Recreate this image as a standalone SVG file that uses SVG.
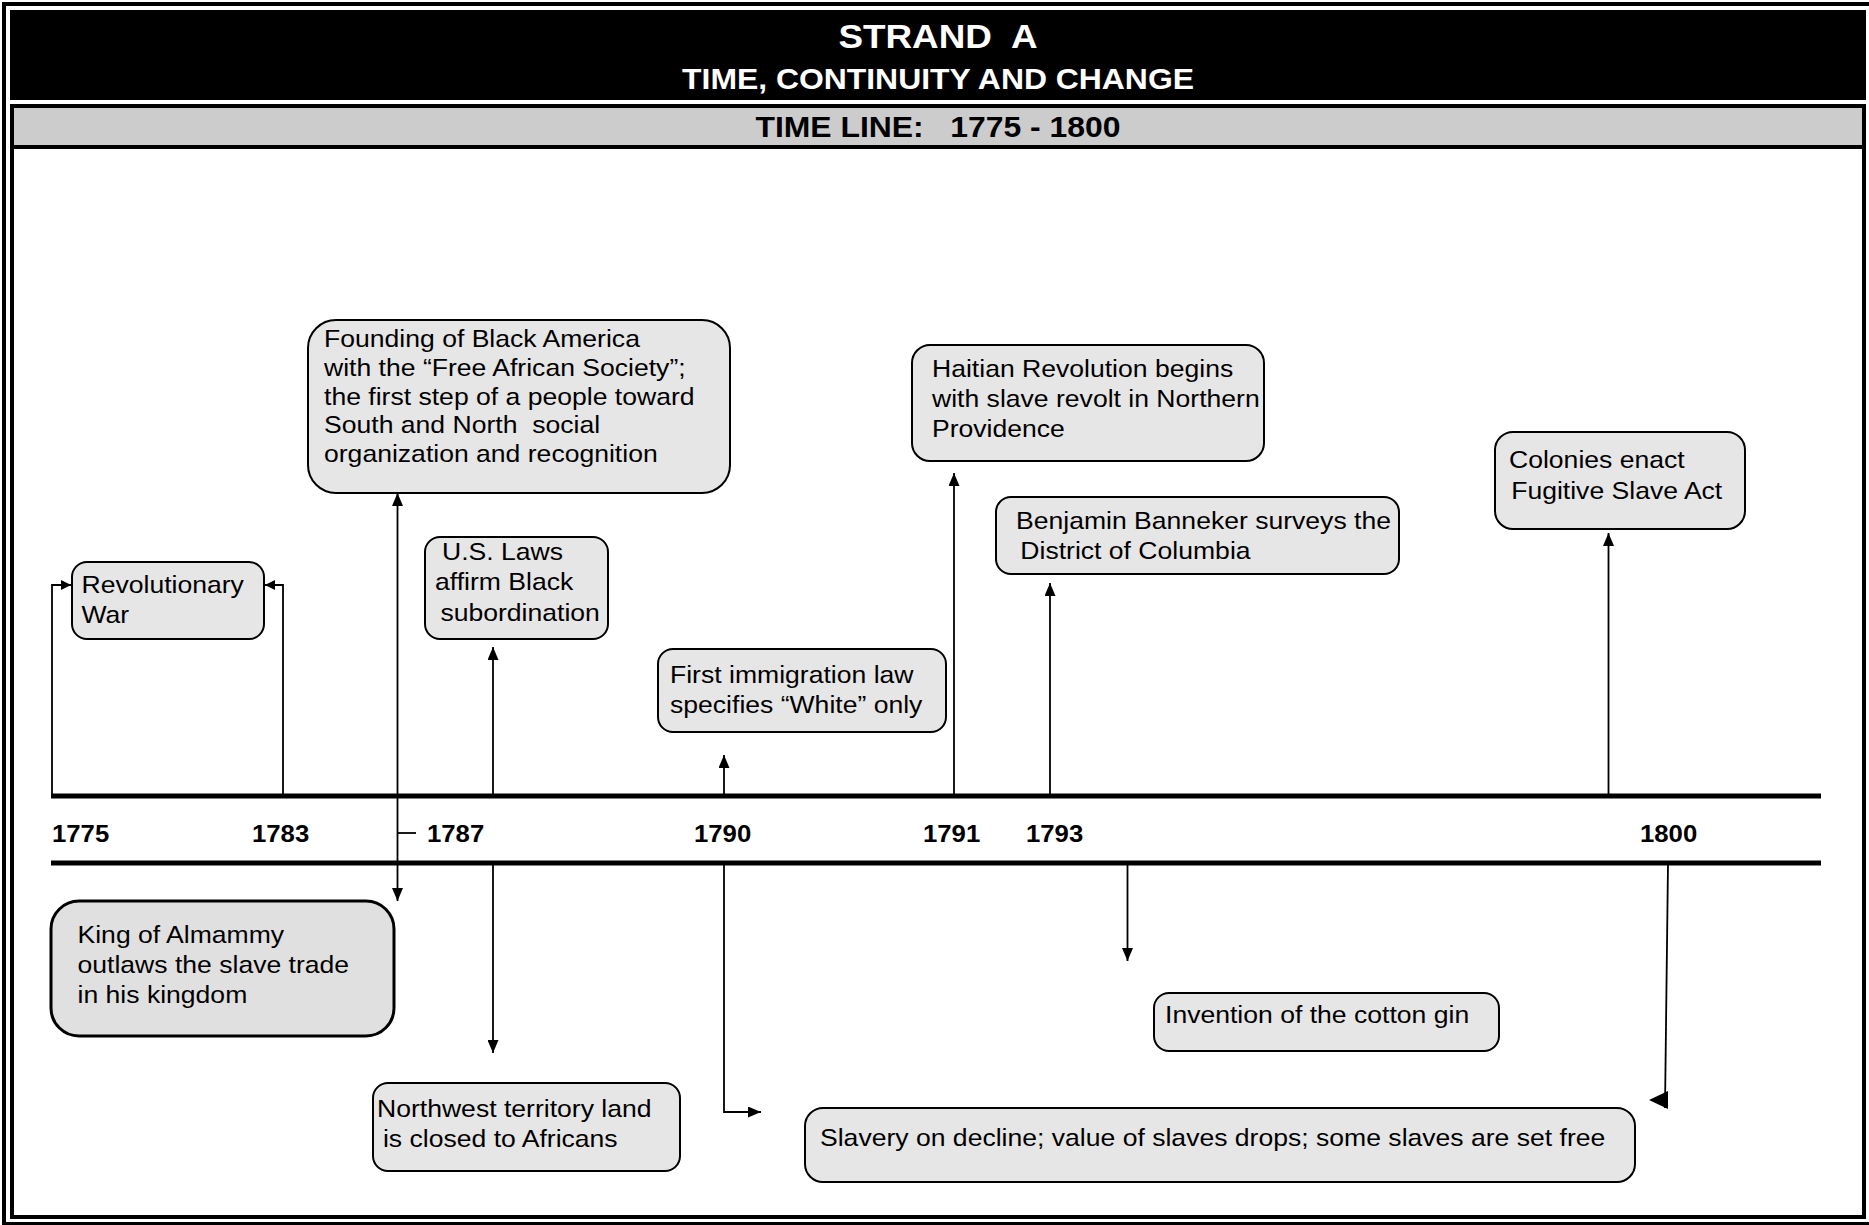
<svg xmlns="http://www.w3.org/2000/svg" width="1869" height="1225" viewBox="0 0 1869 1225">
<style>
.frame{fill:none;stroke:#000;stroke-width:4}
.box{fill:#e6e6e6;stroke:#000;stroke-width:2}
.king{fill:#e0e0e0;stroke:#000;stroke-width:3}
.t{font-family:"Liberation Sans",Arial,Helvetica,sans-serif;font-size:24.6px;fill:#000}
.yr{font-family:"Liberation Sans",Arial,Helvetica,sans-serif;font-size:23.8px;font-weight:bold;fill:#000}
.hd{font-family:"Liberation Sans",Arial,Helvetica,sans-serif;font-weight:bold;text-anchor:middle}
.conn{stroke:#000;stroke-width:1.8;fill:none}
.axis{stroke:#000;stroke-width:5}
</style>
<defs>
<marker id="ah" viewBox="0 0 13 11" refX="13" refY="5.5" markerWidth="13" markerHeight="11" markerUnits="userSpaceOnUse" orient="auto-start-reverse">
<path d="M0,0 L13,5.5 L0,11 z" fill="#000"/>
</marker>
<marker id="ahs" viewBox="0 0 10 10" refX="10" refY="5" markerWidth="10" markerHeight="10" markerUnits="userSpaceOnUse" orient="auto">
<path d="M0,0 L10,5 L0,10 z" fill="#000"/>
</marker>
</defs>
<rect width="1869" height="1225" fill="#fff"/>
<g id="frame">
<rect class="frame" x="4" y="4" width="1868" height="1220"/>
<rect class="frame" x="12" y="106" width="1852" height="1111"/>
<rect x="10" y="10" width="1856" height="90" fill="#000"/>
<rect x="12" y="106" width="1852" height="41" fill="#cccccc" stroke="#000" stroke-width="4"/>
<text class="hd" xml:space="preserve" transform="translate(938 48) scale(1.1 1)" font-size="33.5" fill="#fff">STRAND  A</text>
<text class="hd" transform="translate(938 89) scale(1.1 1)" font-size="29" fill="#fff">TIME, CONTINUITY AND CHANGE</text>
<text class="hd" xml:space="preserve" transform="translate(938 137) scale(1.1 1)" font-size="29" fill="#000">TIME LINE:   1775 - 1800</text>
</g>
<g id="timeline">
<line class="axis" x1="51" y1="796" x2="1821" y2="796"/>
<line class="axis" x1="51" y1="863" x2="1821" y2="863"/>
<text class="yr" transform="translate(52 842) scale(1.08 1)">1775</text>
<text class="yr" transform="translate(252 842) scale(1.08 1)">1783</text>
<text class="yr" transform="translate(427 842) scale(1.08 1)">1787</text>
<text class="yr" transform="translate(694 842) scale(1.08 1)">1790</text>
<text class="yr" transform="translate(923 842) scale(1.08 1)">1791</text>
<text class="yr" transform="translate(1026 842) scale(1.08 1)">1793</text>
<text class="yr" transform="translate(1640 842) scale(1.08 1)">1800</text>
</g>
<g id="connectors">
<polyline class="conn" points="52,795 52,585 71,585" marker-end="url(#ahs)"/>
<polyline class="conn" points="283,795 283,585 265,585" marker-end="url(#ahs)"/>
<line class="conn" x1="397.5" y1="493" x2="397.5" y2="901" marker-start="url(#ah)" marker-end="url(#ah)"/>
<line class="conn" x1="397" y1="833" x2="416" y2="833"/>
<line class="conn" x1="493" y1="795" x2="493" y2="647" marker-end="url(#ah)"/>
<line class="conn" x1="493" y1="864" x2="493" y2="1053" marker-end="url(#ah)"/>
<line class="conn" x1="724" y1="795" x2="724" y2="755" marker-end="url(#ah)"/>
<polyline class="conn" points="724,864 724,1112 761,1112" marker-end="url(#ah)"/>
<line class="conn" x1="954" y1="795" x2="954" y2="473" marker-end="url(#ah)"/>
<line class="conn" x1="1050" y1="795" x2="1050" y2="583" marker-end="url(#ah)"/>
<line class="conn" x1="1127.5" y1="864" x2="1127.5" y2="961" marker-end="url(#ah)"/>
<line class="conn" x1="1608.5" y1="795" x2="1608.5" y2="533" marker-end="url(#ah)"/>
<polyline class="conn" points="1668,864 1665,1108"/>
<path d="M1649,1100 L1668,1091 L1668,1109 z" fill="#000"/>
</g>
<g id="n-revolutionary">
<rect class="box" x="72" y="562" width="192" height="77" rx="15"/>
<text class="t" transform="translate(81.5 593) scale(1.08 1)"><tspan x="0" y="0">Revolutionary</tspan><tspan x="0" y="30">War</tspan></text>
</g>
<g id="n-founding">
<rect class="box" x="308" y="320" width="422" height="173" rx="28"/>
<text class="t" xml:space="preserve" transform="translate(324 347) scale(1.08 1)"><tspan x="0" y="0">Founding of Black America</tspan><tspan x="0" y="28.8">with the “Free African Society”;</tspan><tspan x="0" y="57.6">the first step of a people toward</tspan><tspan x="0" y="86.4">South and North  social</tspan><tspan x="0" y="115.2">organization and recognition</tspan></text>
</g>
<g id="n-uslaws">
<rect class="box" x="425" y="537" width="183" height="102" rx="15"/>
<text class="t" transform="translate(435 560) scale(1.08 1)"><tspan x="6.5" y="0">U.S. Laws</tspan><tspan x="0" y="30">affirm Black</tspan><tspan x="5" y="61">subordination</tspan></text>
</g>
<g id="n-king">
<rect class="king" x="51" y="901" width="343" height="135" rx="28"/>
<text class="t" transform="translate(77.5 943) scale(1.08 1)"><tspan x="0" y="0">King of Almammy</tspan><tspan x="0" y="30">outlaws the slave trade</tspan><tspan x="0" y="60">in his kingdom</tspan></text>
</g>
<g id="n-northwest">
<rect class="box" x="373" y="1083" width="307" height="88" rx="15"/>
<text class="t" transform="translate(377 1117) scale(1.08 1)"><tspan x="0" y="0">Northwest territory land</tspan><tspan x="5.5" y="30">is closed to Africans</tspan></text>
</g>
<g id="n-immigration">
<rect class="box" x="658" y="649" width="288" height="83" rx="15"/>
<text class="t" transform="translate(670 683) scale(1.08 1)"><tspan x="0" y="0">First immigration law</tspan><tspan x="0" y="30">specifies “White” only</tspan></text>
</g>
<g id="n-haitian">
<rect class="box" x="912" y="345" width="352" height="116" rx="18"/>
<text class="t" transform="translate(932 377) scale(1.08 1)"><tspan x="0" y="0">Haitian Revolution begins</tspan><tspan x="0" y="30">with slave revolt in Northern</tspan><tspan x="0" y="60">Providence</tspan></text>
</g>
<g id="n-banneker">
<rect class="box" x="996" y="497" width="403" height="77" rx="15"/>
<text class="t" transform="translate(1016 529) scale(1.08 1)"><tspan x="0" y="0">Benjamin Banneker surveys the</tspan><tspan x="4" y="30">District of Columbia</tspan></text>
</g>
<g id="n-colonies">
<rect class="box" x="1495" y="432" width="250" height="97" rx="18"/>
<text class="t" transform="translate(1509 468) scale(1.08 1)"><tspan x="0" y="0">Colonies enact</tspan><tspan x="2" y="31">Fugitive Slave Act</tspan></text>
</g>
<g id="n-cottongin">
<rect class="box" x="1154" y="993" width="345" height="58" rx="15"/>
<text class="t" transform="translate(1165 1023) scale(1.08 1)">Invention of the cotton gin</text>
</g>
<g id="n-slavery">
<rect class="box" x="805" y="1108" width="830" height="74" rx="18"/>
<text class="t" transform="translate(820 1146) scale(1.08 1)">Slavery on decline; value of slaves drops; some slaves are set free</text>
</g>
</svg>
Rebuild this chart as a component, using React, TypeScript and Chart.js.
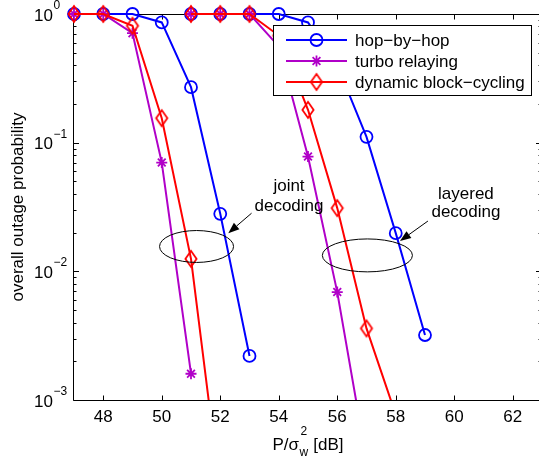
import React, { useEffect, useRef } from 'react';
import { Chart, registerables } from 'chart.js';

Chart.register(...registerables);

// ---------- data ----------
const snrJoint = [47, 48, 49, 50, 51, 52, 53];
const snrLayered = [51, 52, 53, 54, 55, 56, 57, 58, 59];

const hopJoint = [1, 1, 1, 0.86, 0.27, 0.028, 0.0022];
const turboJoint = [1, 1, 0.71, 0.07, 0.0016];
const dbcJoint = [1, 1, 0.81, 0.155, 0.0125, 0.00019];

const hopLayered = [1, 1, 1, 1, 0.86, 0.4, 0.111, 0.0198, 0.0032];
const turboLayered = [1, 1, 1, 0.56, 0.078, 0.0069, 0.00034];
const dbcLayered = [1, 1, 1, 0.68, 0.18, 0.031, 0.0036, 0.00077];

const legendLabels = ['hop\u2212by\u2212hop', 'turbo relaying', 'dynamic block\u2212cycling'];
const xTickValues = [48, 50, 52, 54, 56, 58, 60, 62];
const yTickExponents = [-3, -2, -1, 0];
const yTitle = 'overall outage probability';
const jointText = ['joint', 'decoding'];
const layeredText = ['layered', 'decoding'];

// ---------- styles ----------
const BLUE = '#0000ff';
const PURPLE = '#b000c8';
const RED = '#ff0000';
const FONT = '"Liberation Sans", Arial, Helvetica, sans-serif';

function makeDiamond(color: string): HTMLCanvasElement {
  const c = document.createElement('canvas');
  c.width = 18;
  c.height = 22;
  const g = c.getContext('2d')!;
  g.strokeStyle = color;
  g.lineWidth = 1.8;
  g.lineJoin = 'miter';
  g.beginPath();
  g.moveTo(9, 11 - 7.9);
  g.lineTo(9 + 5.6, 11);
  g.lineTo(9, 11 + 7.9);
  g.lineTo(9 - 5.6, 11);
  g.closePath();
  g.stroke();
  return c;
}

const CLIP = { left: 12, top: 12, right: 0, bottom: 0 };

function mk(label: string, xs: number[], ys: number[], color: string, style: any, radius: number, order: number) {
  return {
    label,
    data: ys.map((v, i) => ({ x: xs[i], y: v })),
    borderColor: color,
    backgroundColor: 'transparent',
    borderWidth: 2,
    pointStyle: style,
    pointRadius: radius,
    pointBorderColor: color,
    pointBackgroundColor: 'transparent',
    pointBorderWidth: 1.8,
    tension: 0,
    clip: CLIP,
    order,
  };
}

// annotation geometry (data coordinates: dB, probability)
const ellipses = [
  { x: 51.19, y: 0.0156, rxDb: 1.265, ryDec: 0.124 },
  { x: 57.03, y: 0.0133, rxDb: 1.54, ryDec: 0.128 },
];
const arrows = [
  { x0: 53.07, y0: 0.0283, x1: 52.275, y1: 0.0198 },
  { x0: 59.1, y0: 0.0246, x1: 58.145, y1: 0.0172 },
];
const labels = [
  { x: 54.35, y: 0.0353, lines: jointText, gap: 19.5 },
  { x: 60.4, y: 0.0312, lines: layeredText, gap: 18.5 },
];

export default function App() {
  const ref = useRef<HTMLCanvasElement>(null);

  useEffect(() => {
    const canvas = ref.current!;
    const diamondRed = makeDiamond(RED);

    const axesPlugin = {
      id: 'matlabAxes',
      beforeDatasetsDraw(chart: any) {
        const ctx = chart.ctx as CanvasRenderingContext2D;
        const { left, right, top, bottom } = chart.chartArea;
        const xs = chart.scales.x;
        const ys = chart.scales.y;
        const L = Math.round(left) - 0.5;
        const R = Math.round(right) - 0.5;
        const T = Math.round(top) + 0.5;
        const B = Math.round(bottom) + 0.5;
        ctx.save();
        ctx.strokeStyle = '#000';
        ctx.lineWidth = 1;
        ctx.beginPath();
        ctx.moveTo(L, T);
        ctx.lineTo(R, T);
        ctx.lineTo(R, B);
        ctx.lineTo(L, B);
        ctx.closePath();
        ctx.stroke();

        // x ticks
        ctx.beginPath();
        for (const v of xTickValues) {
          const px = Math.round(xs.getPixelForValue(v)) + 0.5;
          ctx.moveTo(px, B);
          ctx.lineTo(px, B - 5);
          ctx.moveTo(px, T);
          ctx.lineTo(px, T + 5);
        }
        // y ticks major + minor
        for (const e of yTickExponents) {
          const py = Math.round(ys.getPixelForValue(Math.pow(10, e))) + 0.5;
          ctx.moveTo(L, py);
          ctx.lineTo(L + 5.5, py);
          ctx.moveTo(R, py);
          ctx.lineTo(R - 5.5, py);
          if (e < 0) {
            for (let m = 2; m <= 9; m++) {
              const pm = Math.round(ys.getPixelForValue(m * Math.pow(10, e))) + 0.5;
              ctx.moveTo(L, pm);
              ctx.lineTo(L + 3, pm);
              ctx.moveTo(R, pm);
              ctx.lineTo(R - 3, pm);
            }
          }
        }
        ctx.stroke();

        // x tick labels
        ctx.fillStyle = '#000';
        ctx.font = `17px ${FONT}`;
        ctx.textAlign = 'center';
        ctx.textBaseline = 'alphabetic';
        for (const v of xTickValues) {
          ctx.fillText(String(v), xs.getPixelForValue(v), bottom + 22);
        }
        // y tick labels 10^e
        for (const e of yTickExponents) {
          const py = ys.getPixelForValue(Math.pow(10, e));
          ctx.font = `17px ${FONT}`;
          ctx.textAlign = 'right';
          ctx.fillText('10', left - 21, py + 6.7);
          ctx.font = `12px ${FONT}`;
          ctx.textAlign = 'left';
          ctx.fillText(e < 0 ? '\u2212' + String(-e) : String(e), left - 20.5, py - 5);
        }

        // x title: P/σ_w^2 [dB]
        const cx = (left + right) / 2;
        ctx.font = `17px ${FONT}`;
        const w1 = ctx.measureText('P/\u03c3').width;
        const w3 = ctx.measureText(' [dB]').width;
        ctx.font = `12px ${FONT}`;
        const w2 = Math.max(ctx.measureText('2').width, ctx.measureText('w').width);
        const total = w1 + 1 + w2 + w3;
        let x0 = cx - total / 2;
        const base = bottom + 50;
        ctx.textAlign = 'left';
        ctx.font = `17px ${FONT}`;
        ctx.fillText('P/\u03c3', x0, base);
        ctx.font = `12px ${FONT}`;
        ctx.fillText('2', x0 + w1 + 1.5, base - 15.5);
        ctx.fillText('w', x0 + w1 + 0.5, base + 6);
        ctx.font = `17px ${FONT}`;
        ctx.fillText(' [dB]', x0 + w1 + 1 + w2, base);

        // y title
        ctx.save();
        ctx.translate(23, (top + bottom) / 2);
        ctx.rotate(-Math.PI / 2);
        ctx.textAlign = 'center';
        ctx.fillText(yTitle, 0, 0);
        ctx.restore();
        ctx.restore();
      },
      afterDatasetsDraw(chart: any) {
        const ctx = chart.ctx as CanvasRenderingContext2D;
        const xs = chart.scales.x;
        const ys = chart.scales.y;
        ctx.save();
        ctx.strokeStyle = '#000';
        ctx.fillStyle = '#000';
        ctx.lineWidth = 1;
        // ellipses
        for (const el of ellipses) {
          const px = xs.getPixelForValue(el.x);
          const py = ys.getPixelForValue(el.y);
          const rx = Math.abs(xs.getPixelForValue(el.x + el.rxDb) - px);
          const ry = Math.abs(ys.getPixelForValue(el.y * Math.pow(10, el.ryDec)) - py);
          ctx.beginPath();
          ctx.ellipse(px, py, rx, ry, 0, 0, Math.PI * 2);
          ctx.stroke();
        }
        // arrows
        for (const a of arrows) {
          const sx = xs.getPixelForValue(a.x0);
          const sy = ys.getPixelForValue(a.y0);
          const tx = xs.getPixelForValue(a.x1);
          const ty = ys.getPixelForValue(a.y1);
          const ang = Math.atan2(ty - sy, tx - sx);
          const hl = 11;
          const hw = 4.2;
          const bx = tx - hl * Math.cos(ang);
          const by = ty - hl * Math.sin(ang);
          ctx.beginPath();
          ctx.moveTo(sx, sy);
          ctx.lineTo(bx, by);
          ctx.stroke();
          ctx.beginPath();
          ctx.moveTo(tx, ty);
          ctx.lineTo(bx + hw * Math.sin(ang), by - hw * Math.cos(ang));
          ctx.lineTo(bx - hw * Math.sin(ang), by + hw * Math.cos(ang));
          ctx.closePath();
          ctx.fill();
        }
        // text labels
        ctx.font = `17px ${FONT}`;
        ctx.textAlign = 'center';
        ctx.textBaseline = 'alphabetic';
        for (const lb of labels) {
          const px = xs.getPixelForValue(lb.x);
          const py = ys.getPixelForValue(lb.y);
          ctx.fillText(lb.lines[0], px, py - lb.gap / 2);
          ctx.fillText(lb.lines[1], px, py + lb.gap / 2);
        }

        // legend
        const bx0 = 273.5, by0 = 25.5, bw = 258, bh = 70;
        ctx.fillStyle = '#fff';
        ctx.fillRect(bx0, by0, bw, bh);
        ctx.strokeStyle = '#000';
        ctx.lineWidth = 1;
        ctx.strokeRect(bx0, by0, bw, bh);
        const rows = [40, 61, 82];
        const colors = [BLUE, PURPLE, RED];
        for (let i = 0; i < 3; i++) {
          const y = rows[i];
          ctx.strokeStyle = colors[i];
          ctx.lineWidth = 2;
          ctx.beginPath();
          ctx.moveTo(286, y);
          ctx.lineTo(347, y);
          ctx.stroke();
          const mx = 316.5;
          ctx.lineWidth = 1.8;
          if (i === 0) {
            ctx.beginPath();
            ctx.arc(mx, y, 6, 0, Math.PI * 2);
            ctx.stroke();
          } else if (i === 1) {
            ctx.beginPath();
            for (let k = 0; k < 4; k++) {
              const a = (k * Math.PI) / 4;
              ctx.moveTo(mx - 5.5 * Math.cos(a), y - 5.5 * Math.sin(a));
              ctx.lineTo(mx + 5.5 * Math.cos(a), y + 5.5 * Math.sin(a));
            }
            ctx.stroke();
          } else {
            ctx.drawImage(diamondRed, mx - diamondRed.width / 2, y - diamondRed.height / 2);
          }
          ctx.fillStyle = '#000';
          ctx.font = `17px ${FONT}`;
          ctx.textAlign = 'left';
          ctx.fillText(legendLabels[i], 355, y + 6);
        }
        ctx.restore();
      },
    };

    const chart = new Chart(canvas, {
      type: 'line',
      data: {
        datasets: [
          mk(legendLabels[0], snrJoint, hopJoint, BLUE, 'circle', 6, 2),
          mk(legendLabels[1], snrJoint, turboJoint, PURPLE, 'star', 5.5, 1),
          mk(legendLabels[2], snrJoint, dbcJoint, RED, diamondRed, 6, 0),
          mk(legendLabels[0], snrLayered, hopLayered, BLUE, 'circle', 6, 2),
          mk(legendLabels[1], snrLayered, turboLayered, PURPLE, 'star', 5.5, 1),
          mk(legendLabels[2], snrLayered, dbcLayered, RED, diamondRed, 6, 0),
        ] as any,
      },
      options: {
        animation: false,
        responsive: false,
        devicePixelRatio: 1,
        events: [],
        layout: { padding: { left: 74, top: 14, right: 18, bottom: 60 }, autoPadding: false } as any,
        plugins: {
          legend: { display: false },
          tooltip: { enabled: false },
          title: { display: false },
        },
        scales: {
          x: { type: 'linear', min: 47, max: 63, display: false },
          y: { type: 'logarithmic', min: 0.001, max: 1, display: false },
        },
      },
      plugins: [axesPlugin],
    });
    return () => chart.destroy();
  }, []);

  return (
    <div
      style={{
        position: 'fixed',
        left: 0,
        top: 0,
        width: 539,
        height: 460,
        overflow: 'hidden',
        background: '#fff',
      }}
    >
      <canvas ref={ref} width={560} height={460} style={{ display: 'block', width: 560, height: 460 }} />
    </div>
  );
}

******************************

Work to complete
Leave the pictures out, and transcribe exactly the lines above starting at the one that contains "Rebuild this chart" and ending at the one that contains "57, 58, 59];".

Solution
Rebuild this chart as a component, using React, TypeScript and Chart.js.
import React, { useEffect, useRef } from 'react';
import { Chart, registerables } from 'chart.js';

Chart.register(...registerables);

// ---------- data ----------
const snrJoint = [47, 48, 49, 50, 51, 52, 53];
const snrLayered = [51, 52, 53, 54, 55, 56, 57, 58, 59];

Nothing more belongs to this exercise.